De esta manera se codificaba esa via pulchritudinis que conducía de la belleza artística a la suprema belleza divina. Este camino ha sido siempre una suerte de fil rouge tendido a lo largo de los siglos y que recientemente ha vuelto a proponer Hans Urs von Balthasar con Gloria. El riesgo idolátrico, siempre al acecho, vigila sobre el nexo entre arte y fe, sobre la base de la célebre advertencia bíblica del Decálogo de que “no te fabricarás ídolos”, para evitar la postración frente al becerro de oro. Esta precaución degeneró en la iconoclasia en Oriente y, más tarde, en las expresiones más radicales de la Reforma protestante. Estas olas no pudieron cancelar el corazón del mensaje cristiano, o sea, la Encarnación.

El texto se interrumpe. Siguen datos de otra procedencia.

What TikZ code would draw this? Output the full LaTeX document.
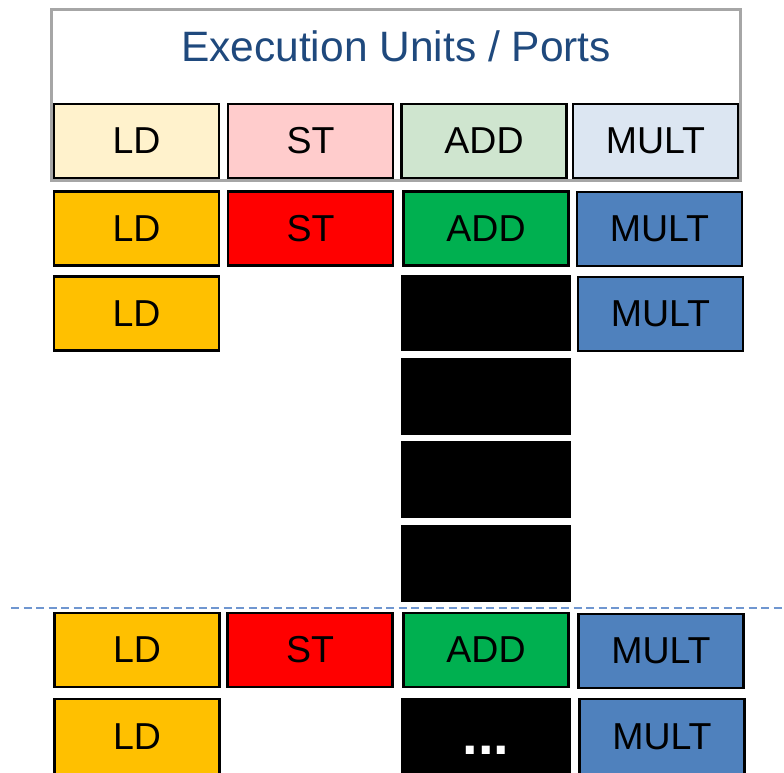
\documentclass[tikz,border=0pt]{standalone}
\usepackage{fontspec}
\setmainfont{Liberation Sans}
\definecolor{ldlight}{HTML}{FFF2CC}
\definecolor{stlight}{HTML}{FFCCCC}
\definecolor{addlight}{HTML}{CFE5CF}
\definecolor{multlight}{HTML}{DCE6F2}
\definecolor{ldc}{HTML}{FFC000}
\definecolor{stc}{HTML}{FF0000}
\definecolor{addc}{HTML}{00B050}
\definecolor{multc}{HTML}{4F81BD}
\definecolor{titleblue}{HTML}{1F497D}
\definecolor{framegray}{HTML}{A6A6A6}
\definecolor{dashblue}{HTML}{6F96D0}
\begin{document}
\begin{tikzpicture}[x=1pt,y=-1pt,
  unit/.style={draw=black,line width=2.6pt,inner sep=0pt,minimum width=165pt,minimum height=74pt,
    font=\fontsize{37.5}{40}\selectfont},
  blk/.style={unit,fill=black,minimum width=167pt},
]
\clip (0,0) rectangle (784,773);
\useasboundingbox (0,0) rectangle (784,773);
% frame
\draw[framegray,line width=3pt] (51.5,10) rectangle (740.5,180);
\node[text=titleblue,font=\fontsize{42.5}{46}\selectfont] (title) at (396,46.5) {Execution Units / Ports};
% header
\node[unit,fill=ldlight] (hld) at (136.5,141) {LD};
\node[unit,fill=stlight] (hst) at (310.5,141) {ST};
\node[unit,fill=addlight] (hadd) at (484,141) {ADD};
\node[unit,fill=multlight] (hmult) at (655.5,141) {MULT};
% row 1
\node[unit,fill=ldc] (ld1) at (136.5,228.5) {LD};
\node[unit,fill=stc] (st1) at (310.5,228.5) {ST};
\node[unit,fill=addc] (add1) at (486,228.5) {ADD};
\node[unit,fill=multc] (mult1) at (659.5,229) {MULT};
% row 2
\node[unit,fill=ldc] (ld2) at (136.5,313.5) {LD};
\node[blk] (b1) at (486,313) {};
\node[unit,fill=multc] (mult2) at (660.5,314) {MULT};
\node[blk] (b2) at (486,396.5) {};
\node[blk] (b3) at (486,479.5) {};
\node[blk] (b4) at (486,563.5) {};
% dashed separator
\coordinate (dl) at (11,608);
\coordinate (dr) at (784,608);
\draw[dashblue,line width=1.8pt,dash pattern=on 8pt off 4.5pt] (dl) -- (dr);
% bottom rows
\node[unit,fill=ldc] (ld3) at (137,650) {LD};
\node[unit,fill=stc] (st3) at (310,650) {ST};
\node[unit,fill=addc] (add3) at (486,650) {ADD};
\node[unit,fill=multc] (mult3) at (661,651) {MULT};
\node[unit,fill=ldc,minimum height=76pt] (ld4) at (137,737) {LD};
\node[blk,minimum height=76pt] (b5) at (486,737) {};
\node[text=white,inner sep=0pt,anchor=base,font=\fontsize{56}{60}\selectfont\bfseries] (dots) at (486,754) {...};
\node[unit,fill=multc,minimum height=76pt] (mult4) at (662,737) {MULT};
\end{tikzpicture}
\end{document}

Es ella la que hace visible a Dios, que en Cristo, como dice san Pablo, tiene su eikón, su “icono-imagen” perfecto. Sobre la base de este principio cristológico y antropológico, el arte adquiere una relevancia no solo estética, sino también teológica. Bajo esta luz se entienden las sugestivas palabras de la citada Carta a los Artistas de san Juan Pablo II: “En cierto sentido, el icono es un sacramento. En efecto, de forma análoga a lo que sucede en los sacramentos, hace presente el misterio de la Encarnación en uno u otro de sus aspectos. Precisamente por esto la belleza del icono puede ser admirada sobre todo dentro de un templo con lámparas que arden, produciendo infinitos reflejos de luz”.

Hay que reconocer que la alianza entre arte y fe se rompió hace tiempo. El arte dejó el templo, el artista relegó la Biblia a un estante polvoriento, siguiendo el camino “laico” de la contemporaneidad, huyendo de toda figura, símbolo o parábola sacra. Al mismo tiempo, el teólogo se ha dedicado exclusivamente a la sistemática especulativa que cree no necesitar símbolos ni metáforas.

No obstante, algunos archistar se han atrevido con la edificación del espacio sacro, aunque no siempre con éxito. Destaca Le Corbusier con la capilla de Ronchamp; otros son Aalto, Michelucci, Meyer, Siza, Ando, Botta, Piano o Fuksas. Más distante resulta la relación entre otras artes y la fe: la mayor parte de las veces colisionan por una provocación, como ocurre cuando temas sagrados se someten a una reelaboración más o menos “blasfema”.